→ **GIVEN INFORMATION**
--- BEGIN ---
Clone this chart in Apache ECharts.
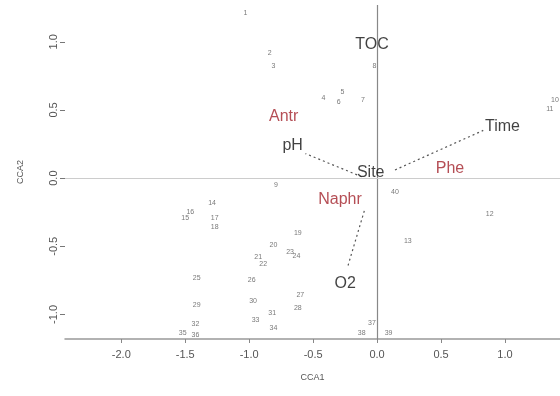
<!DOCTYPE html>
<html>
<head>
<meta charset="utf-8">
<script src="https://cdn.jsdelivr.net/npm/echarts@6/dist/echarts.min.js"></script>
<style>
  html, body { margin: 0; padding: 0; background: #fff; }
  #chart { width: 560px; height: 396px; }
</style>
</head>
<body>
<div id="chart"></div>
<script>
// axis ticks
const xTicks = [-2.0, -1.5, -1.0, -0.5, 0.0, 0.5, 1.0];
const yTicks = [-1.0, -0.5, 0.0, 0.5, 1.0];

// site scores (CCA1, CCA2)
const siteIds = ["1", "2", "3", "4", "5", "6", "7", "8", "9", "10",
  "11", "12", "13", "14", "15", "16", "17", "18", "19", "20",
  "21", "22", "23", "24", "25", "26", "27", "28", "29", "30",
  "31", "32", "33", "34", "35", "36", "37", "38", "39", "40"];
const siteX = [-1.03, -0.84, -0.81, -0.42, -0.27, -0.30, -0.11, -0.02, -0.79, 1.39,
  1.35, 0.88, 0.24, -1.29, -1.50, -1.46, -1.27, -1.27, -0.62, -0.81,
  -0.93, -0.89, -0.68, -0.63, -1.41, -0.98, -0.60, -0.62, -1.41, -0.97,
  -0.82, -1.42, -0.95, -0.81, -1.52, -1.42, -0.04, -0.12, 0.09, 0.14];
const siteY = [1.21, 0.92, 0.82, 0.59, 0.63, 0.56, 0.57, 0.82, -0.05, 0.57,
  0.51, -0.26, -0.46, -0.18, -0.29, -0.25, -0.29, -0.36, -0.40, -0.49,
  -0.58, -0.63, -0.54, -0.57, -0.73, -0.75, -0.86, -0.95, -0.93, -0.90,
  -0.99, -1.07, -1.04, -1.10, -1.14, -1.15, -1.06, -1.14, -1.14, -0.10];

// variable labels
const varNames = ["TOC", "Antr", "pH", "Time", "Site", "Phe", "Naphr", "O2"];
const varX = [-0.04, -0.73, -0.66, 0.98, -0.05, 0.57, -0.29, -0.25];
const varY = [0.98, 0.45, 0.24, 0.38, 0.04, 0.07, -0.16, -0.77];
const varRed = [false, true, false, false, false, true, true, false];

// dotted vectors from the centre
const vecStartX = [-0.12, 0.14, -0.10];
const vecStartY = [0.01, 0.06, -0.24];
const vecEndX = [-0.56, 0.83, -0.23];
const vecEndY = [0.18, 0.35, -0.65];

const chart = echarts.init(document.getElementById("chart"));

const vecSeries = vecStartX.map((x0, i) => ({
  type: "line",
  data: [[x0, vecStartY[i]], [vecEndX[i], vecEndY[i]]],
  symbol: "none",
  silent: true,
  lineStyle: { color: "#555", width: 1.2, type: [2, 3] },
  z: 3
}));

chart.setOption({
  animation: false,
  backgroundColor: "#fff",
  textStyle: { fontFamily: "Liberation Sans, Arial, sans-serif" },
  grid: { left: 65, right: 0, top: 5, bottom: 57 },
  xAxis: {
    type: "value",
    min: -2.44,
    max: 1.43,
    name: "CCA1",
    nameLocation: "middle",
    nameGap: 34,
    nameTextStyle: { fontSize: 9, color: "#555" },
    axisLine: { show: true, onZero: false, lineStyle: { color: "#999", width: 1.5 } },
    axisTick: { show: true, length: 4, customValues: xTicks, lineStyle: { color: "#888" } },
    axisLabel: {
      fontSize: 11, color: "#555", margin: 10,
      customValues: xTicks,
      formatter: v => v.toFixed(1)
    },
    splitLine: { show: false }
  },
  yAxis: {
    type: "value",
    min: -1.18,
    max: 1.27,
    name: "CCA2",
    nameLocation: "middle",
    nameGap: 40,
    nameRotate: 90,
    nameTextStyle: { fontSize: 9, color: "#555" },
    axisLine: { show: false, onZero: false },
    axisTick: { show: true, length: 5, customValues: yTicks, lineStyle: { color: "#777" } },
    axisLabel: {
      fontSize: 11, color: "#555", margin: 6, rotate: 90,
      customValues: yTicks,
      formatter: v => v.toFixed(1)
    },
    splitLine: { show: false }
  },
  series: [
    {
      type: "line",
      data: [],
      silent: true,
      markLine: {
        symbol: "none",
        silent: true,
        label: { show: false },
        data: [
          { xAxis: 0, lineStyle: { color: "#888", width: 1.2, type: "solid" } },
          { yAxis: 0, lineStyle: { color: "#ccc", width: 1.2, type: "solid" } }
        ]
      }
    },
    {
      type: "scatter",
      data: siteX.map((x, i) => ({ value: [x, siteY[i]], name: siteIds[i] })),
      symbolSize: 0,
      silent: true,
      label: {
        show: true,
        position: "inside",
        formatter: p => p.name,
        fontSize: 7,
        color: "#555"
      },
      z: 2
    },
    ...vecSeries,
    {
      type: "scatter",
      data: varX.map((x, i) => ({
        value: [x, varY[i]],
        name: varNames[i],
        label: { color: varRed[i] ? "#a3222b" : "#111" }
      })),
      symbolSize: 0,
      silent: true,
      label: {
        show: true,
        position: "inside",
        formatter: p => p.name,
        fontSize: 16
      },
      z: 5
    }
  ]
});
</script>
</body>
</html>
--- END ---
Return exactly what appears from the opening line of the material through the line with "const yTicks = [-1.0, -0.5, 0.0, 0.5, 1.0];", apart from the pictures.

→ **OUTPUT OF THE TASK**
Clone this chart in Apache ECharts.
<!DOCTYPE html>
<html>
<head>
<meta charset="utf-8">
<script src="https://cdn.jsdelivr.net/npm/echarts@6/dist/echarts.min.js"></script>
<style>
  html, body { margin: 0; padding: 0; background: #fff; }
  #chart { width: 560px; height: 396px; }
</style>
</head>
<body>
<div id="chart"></div>
<script>
// axis ticks
const xTicks = [-2.0, -1.5, -1.0, -0.5, 0.0, 0.5, 1.0];
const yTicks = [-1.0, -0.5, 0.0, 0.5, 1.0];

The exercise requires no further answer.